The binlog written by MySQL currently logs all statements changing the tablespace. It is a serialization of all tablespace changes. The binlog position, expressed as (binlog name, offset), is a database global timestamp - a timestamp expressed in seconds.fraction does not work for any precision at all, because on a multi-core machine multiple things can happen concurrently.

If you want to make a consistent full backup of the database, the database must not change during the backup. That is, it must be possible to associate one and exactly one binlog position with the backup.

In fact, if you have such a backup - one associated with a binlog position - and you happen to have the binlogs from that time until now, it is possible to do a point-in-time (PIT) recovery. You'd recover from the full backup and you'd then replay the binlog from the backups binlog position until now. That is why it is important to store the binlog in a filesystem that fails independently from the rest of your MySQL. That's also why you must not filter the binlog that is written by MySQL using binlog-do-db and binlog-ignore-db - if you do, you'll get an incomplete binlog that will fail to be useful in a PIT recovery scenario.
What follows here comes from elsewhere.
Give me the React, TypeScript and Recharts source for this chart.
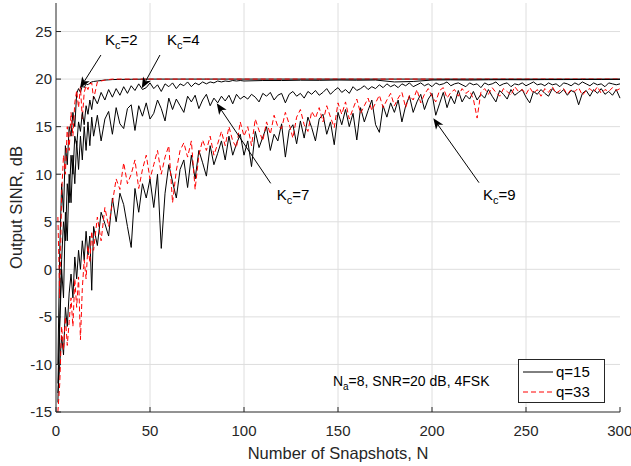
import React from 'react';
import { LineChart, Line, XAxis, YAxis, Legend, ReferenceLine, ReferenceDot } from 'recharts';

const FONT = '"Liberation Sans", Arial, Helvetica, sans-serif';

// snapshot grids (N) for the different curves
const nK2 = [1, 2, 3, 4, 5, 6, 7, 8, 9, 10, 11, 12, 13, 14, 15, 16, 17, 18, 19, 20,
  22, 24, 26, 28, 30, 35, 40, 50, 60, 80, 100, 150, 200, 250, 300];

const nK4 = [1, 2, 3, 4, 5, 6, 7, 8, 9, 10, 11, 12, 13, 14, 15, 16, 17, 18, 19, 20,
  22, 24, 26, 28, 30, 32, 34, 36, 38, 40, 42, 44, 46, 48, 50, 52, 54, 56, 58, 60,
  62, 64, 66, 68, 70, 72, 74, 76, 78, 80, 82, 84, 86, 88, 90, 92, 94, 96, 98, 100,
  110, 120, 130, 140, 150, 160, 170, 180, 190, 200, 210, 220, 230, 240, 250, 260, 270, 280, 290, 300];

const nDense = [1, 2, 3, 4, 5, 6, 7, 8, 9, 10, 11, 12, 13, 14, 15, 16, 17, 18, 19, 20,
  22, 24, 26, 28, 30, 32, 34, 36, 38, 40, 42, 44, 46, 48, 50, 52, 54, 56, 58, 60,
  62, 64, 66, 68, 70, 72, 74, 76, 78, 80, 82, 84, 86, 88, 90, 92, 94, 96, 98, 100,
  102, 104, 106, 108, 110, 112, 114, 116, 118, 120, 122, 124, 126, 128, 130, 132, 134, 136, 138, 140,
  142, 144, 146, 148, 150, 152, 154, 156, 158, 160, 162, 164, 166, 168, 170, 172, 174, 176, 178, 180,
  182, 184, 186, 188, 190, 192, 194, 196, 198, 200, 202, 204, 206, 208, 210, 212, 214, 216, 218, 220,
  222, 224, 226, 228, 230, 232, 234, 236, 238, 240, 242, 244, 246, 248, 250, 252, 254, 256, 258, 260,
  262, 264, 266, 268, 270, 272, 274, 276, 278, 280, 282, 284, 286, 288, 290, 292, 294, 296, 298, 300];

// output SINR (dB)
const k2q15 = [-10, 2, 9, 6, 13, 11, 15, 14, 16.5, 15, 18.5, 19.0, 18.6, 19.3, 19.1, 19.5, 19.4, 19.6, 19.7, 19.75,
  19.8, 19.85, 19.9, 19.92, 19.95, 19.97, 19.98, 20, 20, 20, 20, 20, 20, 20, 20];

const k2q33 = [5.5, -3, 8, 12, 10, 15, 12.5, 16.5, 14, 17.5, 18.8, 17, 19.2, 15.8, 18.6, 19.3, 18.9, 19.5, 19.6, 17.9,
  19.7, 19.8, 19.9, 19.95, 20, 20, 20, 20, 20, 20, 20, 20, 20, 20, 20];

const k4q15 = [-12, -5, 1, 5, 3, 9, 7, 12, 10, 14, 13, 15.5, 14.5, 16.5, 15.2, 17.2, 16.3, 17.8, 16.8, 18.2,
  17.4, 18.6, 17.8, 18.9, 18.1, 19.0, 18.3, 19.2, 18.5, 19.3, 18.8, 19.5, 18.9, 19.1, 19.6, 19.0, 19.4, 18.7, 19.5, 19.2,
  19.6, 19.0, 19.5, 19.3, 19.7, 19.2, 19.6, 19.4, 19.7, 19.5, 19.7, 19.6, 19.8, 19.7, 19.8, 19.75, 19.85, 19.8, 19.85, 19.8,
  19.85, 19.85, 19.88, 19.87, 19.9, 19.88, 19.9, 19.7, 19.75, 19.9, 19.92, 19.9, 19.93, 19.94, 19.93, 19.95, 19.95, 19.96, 19.96, 19.97];

const k7q15 = [-14, -6, 0, -3, 6, 3, 10, 7, 12, 9,
  13.5, 10.5, 14, 11.5, 15, 12.5, 15.5, 13, 16, 14,
  16.2, 13.5, 15.8, 16.6, 14.2, 17.0, 15.3, 14.8, 16.9, 17.3,
  14.6, 17.2, 16.1, 17.5, 15.8, 16.4, 17.8, 16.9, 15.6, 18.0,
  16.8, 17.9, 17.2, 16.5, 18.2, 17.6, 18.3, 16.9, 17.8, 18.4,
  17.2, 18.0, 17.5, 18.2, 17.7, 18.3, 17.4, 18.4, 17.9, 18.2,
  17.9, 18.4, 18.1, 17.6, 18.5, 18.2, 18.6, 17.8, 18.3, 18.5,
  17.5, 18.4, 18.7, 18.2, 18.5, 18.0, 18.7, 18.4, 18.8, 18.3,
  18.6, 19.0, 18.4, 18.8, 19.1, 18.6, 18.9, 18.5, 19.2, 18.8,
  19.0, 19.3, 18.9, 19.2, 19.0, 19.4, 19.1, 19.5, 19.2, 19.4,
  19.1, 19.5, 19.3, 19.6, 19.2, 19.4, 19.6, 19.3, 19.5, 19.2,
  19.6, 19.4, 19.5, 19.7, 19.3, 19.5, 19.6, 19.4, 19.2, 19.6,
  19.4, 19.5, 19.1, 19.6, 19.4, 19.5, 19.7, 19.3, 19.5, 19.6,
  19.2, 19.5, 19.4, 19.6, 19.3, 19.5, 19.7, 19.4, 19.5, 19.3,
  19.6, 19.4, 19.5, 19.2, 19.6, 19.5, 19.3, 19.6, 19.4, 19.7,
  19.5, 19.3, 19.6, 19.4, 19.5, 19.2, 19.6, 19.5, 19.4, 19.5];

const k9q15 = [-13, -10, -7, -9, -4, -6, -2.5, -0.5, -3, 1.3,
  -1, 2, 0, 3, 1, 4, 1.5, 3.5, -2.2, 4.5,
  2.5, 6.0, 4.8, 3.5, 7.5, 5.0, 8.0, 6.8, 4.5, 2.3,
  8.5, 6.0, 9.0, 7.5, 9.5, 6.5, 10.0, 2.2, 8.0, 11.0,
  9.2, 7.5, 10.5, 11.5, 8.6, 12.0, 9.5, 12.5, 11.2, 9.8,
  13.0, 11.0, 12.2, 13.5, 11.5, 14.0, 12.0, 13.2, 14.2, 12.0,
  13.5, 10.8, 14.5, 12.8, 13.9, 15.0, 12.5, 14.2, 13.5, 15.3,
  11.8, 14.6, 15.2, 13.2, 15.6, 13.8, 16.0, 14.9, 13.5, 15.8,
  16.3, 14.2, 15.5, 13.1, 16.5, 15.2, 16.8, 15.0, 16.4, 13.6,
  17.0, 15.5, 16.7, 17.8, 15.2, 14.4, 17.2, 16.0, 17.5, 16.5,
  17.8, 15.5, 17.2, 18.2, 16.5, 17.6, 18.4, 16.8, 17.9, 18.5,
  16.2, 17.4, 18.6, 17.0, 18.2, 17.4, 18.8, 17.6, 18.3, 17.9,
  18.7, 17.8, 18.4, 18.0, 18.9, 18.2, 17.6, 18.8, 18.4, 17.9,
  18.9, 18.3, 18.6, 18.9, 18.1, 17.5, 18.7, 18.4, 18.9, 18.5,
  18.2, 19.0, 18.6, 18.5, 18.9, 18.3, 18.8, 18.6, 17.3, 18.5,
  18.8, 18.2, 18.9, 18.5, 19.0, 18.4, 18.7, 18.3, 18.9, 18.0];

const k9q33 = [-15, -12, -6, -8.5, -5, -8, -5.5, -3, -6, -1,
  -4, -0.8, -7.4, -2, 1, -1, 2.5, 0.7, 4, 2,
  5.5, 3.0, 6.5, 4.5, 7.0, 9.5, 8.4, 11.2, 9.0, 10.0,
  11.5, 8.5, 10.5, 12.0, 9.5, 11.0, 12.5, 10.0, 11.8, 13.0,
  7.0, 10.4, 12.5, 13.3, 11.8, 13.5, 8.4, 12.0, 13.6, 12.5,
  14.0, 12.0, 13.2, 14.5, 13.0, 15.0, 13.5, 12.8, 15.5, 14.0,
  15.0, 13.0, 15.8, 14.6, 13.5, 15.5, 14.2, 16.2, 15.0, 14.8,
  16.5, 15.3, 13.8, 16.0, 16.8, 15.2, 14.5, 16.6, 15.9, 17.0,
  15.5, 17.2, 16.0, 14.9, 17.5, 16.3, 17.6, 15.8, 16.9, 17.9,
  16.4, 17.2, 18.0, 16.7, 17.5, 18.3, 17.0, 17.8, 18.5, 17.2,
  18.0, 18.6, 17.0, 18.3, 17.8, 18.9, 17.5, 18.4, 19.0, 18.2,
  17.6, 18.8, 19.1, 18.0, 18.6, 18.9, 18.2, 19.0, 18.5, 18.8,
  17.9, 15.9, 18.6, 19.0, 18.4, 19.1, 18.6, 18.2, 19.0, 18.7,
  18.3, 19.2, 18.7, 18.9, 18.4, 19.1, 18.5, 18.9, 18.2, 19.0,
  18.6, 19.2, 18.5, 18.8, 19.0, 18.4, 18.9, 18.7, 19.1, 18.3,
  18.8, 19.0, 18.6, 19.2, 18.5, 18.9, 18.7, 19.1, 18.8, 19.0];

const xTicks = [0, 50, 100, 150, 200, 250, 300];
const yTicks = [-15, -10, -5, 0, 5, 10, 15, 20, 25];

// arrow annotations, in data units (tail -> head)
const arrows = [
  { k: '2', tail: [23.9, 22.53], head: [12.8, 19.06], dx: 4, dy: -10 },
  { k: '4', tail: [55.3, 22.53], head: [45.6, 19.03], dx: 7, dy: -10 },
  { k: '7', tail: [114.2, 9.04], head: [85.5, 17.46], dx: 6, dy: 17 },
  { k: '9', tail: [225.0, 9.11], head: [200.7, 15.88], dx: 4, dy: 17 },
];

const legendItems = [
  { label: 'q=15', color: '#000000', dash: undefined as string | undefined },
  { label: 'q=33', color: '#ff0000', dash: '5 3' },
];

const GRID = '#dedede';

const pts = (ns: number[], vs: number[]) => ns.map((n, i) => ({ n, v: vs[i] }));

const ArrowShape = (props: any) => {
  const { x1, y1, x2, y2, k, dx, dy } = props;
  const ang = Math.atan2(y2 - y1, x2 - x1);
  const ux = Math.cos(ang);
  const uy = Math.sin(ang);
  const L = 11, W = 4.5, notch = 3;
  const bx = x2 - ux * L, by = y2 - uy * L;
  const nx = x2 - ux * (L - notch), ny = y2 - uy * (L - notch);
  const head = `${x2},${y2} ${bx - uy * W},${by + ux * W} ${nx},${ny} ${bx + uy * W},${by - ux * W}`;
  return (
    <g>
      <line x1={x1} y1={y1} x2={nx} y2={ny} stroke="#000" strokeWidth={1} />
      <polygon points={head} fill="#000" />
      <text x={x1 + dx} y={y1 + dy} fontFamily={FONT} fontSize={15} fill="#000">
        K<tspan dy={4} fontSize={11}>c</tspan><tspan dy={-4}>={k}</tspan>
      </text>
    </g>
  );
};

const NoteShape = (props: any) => (
  <text x={props.cx} y={props.cy} fontFamily={FONT} fontSize={14} fill="#000">
    N<tspan dy={4} fontSize={10}>a</tspan><tspan dy={-4}>=8, SNR=20 dB, 4FSK</tspan>
  </text>
);

const renderLegend = () => (
  <div style={{ width: 87, height: 44, boxSizing: 'border-box', border: '1px solid #262626', background: '#fff', fontFamily: FONT, fontSize: 15, color: '#000', paddingTop: 2 }}>
    {legendItems.map((it) => (
      <div key={it.label} style={{ display: 'flex', alignItems: 'center', height: 20 }}>
        <svg width={36} height={10} style={{ display: 'block' }}>
          <line x1={4} y1={5} x2={34} y2={5} stroke={it.color} strokeWidth={1} strokeDasharray={it.dash} />
        </svg>
        <span style={{ marginLeft: 1, lineHeight: '20px' }}>{it.label}</span>
      </div>
    ))}
  </div>
);

const tickStyle = { fill: '#262626', fontSize: 15, fontFamily: FONT };
const blank = () => '';

export default function App() {
  return (
    <div style={{ position: 'absolute', left: 0, top: 0, background: '#fff' }}>
      <LineChart width={631} height={466} margin={{ top: 3, right: 11, bottom: 0, left: 0 }}>
        {/* grid drawn as reference lines at the tick values */}
        {xTicks.slice(1, -1).map((t) => (
          <ReferenceLine key={`gx${t}`} x={t} stroke={GRID} strokeWidth={1} />
        ))}
        {yTicks.slice(1).map((t) => (
          <ReferenceLine key={`gy${t}`} y={t} stroke={GRID} strokeWidth={1} />
        ))}
        <XAxis dataKey="n" type="number" domain={[0, 300]} ticks={xTicks} height={54}
          stroke="#262626" tickSize={-5} tickMargin={18} tick={tickStyle}
          label={{ value: 'Number of Snapshots, N', position: 'insideBottom', offset: 7, fill: '#262626', fontSize: 16.5, fontFamily: FONT }} />
        <XAxis xAxisId="top" orientation="top" type="number" domain={[0, 300]} ticks={xTicks} height={0}
          stroke="#262626" tickSize={-5} tickFormatter={blank} />
        <YAxis type="number" domain={[-15, 28]} ticks={yTicks} width={56}
          stroke="#262626" tickSize={-5} tickMargin={9} tick={tickStyle}
          label={{ value: 'Output SINR, dB', angle: -90, position: 'insideLeft', offset: 16, style: { textAnchor: 'middle' }, fill: '#262626', fontSize: 16.5, fontFamily: FONT }} />
        <YAxis yAxisId="right" orientation="right" type="number" domain={[-15, 28]} ticks={yTicks} width={0}
          stroke="#262626" tickSize={-5} tickFormatter={blank} />

        <Line data={pts(nK2, k2q15)} dataKey="v" name="q=15" stroke="#000" strokeWidth={1} dot={false} activeDot={false} isAnimationActive={false} />
        <Line data={pts(nK2, k2q33)} dataKey="v" name="q=33" stroke="#ff0000" strokeWidth={1} strokeDasharray="5 3" dot={false} activeDot={false} isAnimationActive={false} />
        <Line data={pts(nK4, k4q15)} dataKey="v" legendType="none" stroke="#000" strokeWidth={1} dot={false} activeDot={false} isAnimationActive={false} />
        <Line data={pts(nDense, k7q15)} dataKey="v" legendType="none" stroke="#000" strokeWidth={1} dot={false} activeDot={false} isAnimationActive={false} />
        <Line data={pts(nDense, k9q15)} dataKey="v" legendType="none" stroke="#000" strokeWidth={1} dot={false} activeDot={false} isAnimationActive={false} />
        <Line data={pts(nDense, k9q33)} dataKey="v" legendType="none" stroke="#ff0000" strokeWidth={1} strokeDasharray="5 3" dot={false} activeDot={false} isAnimationActive={false} />

        {arrows.map((a) => (
          <ReferenceLine key={a.k}
            segment={[{ x: a.tail[0], y: a.tail[1] }, { x: a.head[0], y: a.head[1] }]}
            shape={(p: any) => <ArrowShape {...p} k={a.k} dx={a.dx} dy={a.dy} />} />
        ))}
        <ReferenceDot x={147.3} y={-12.27} r={0} shape={(p: any) => <NoteShape {...p} />} />

        <Legend content={renderLegend} layout="horizontal" verticalAlign="middle" align="center"
          wrapperStyle={{ left: 518, top: 359, width: 87, height: 44 }} />
      </LineChart>
    </div>
  );
}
A slave in MySQL is now nothing but a binlog downloader and executor: The slave must be restored from a PIT-capable full backup. It is then being told the current binlog position and where to log in to get the missing binlog. The slaves IO_THREAD will then log into the master server and download the binlog to the local disk as fast as possible, storing it as the relay log. The slaves SQL_THREAD will then start to execute the relay log as fast as possible. Replication can thus be thought of as an ongoing live recovery.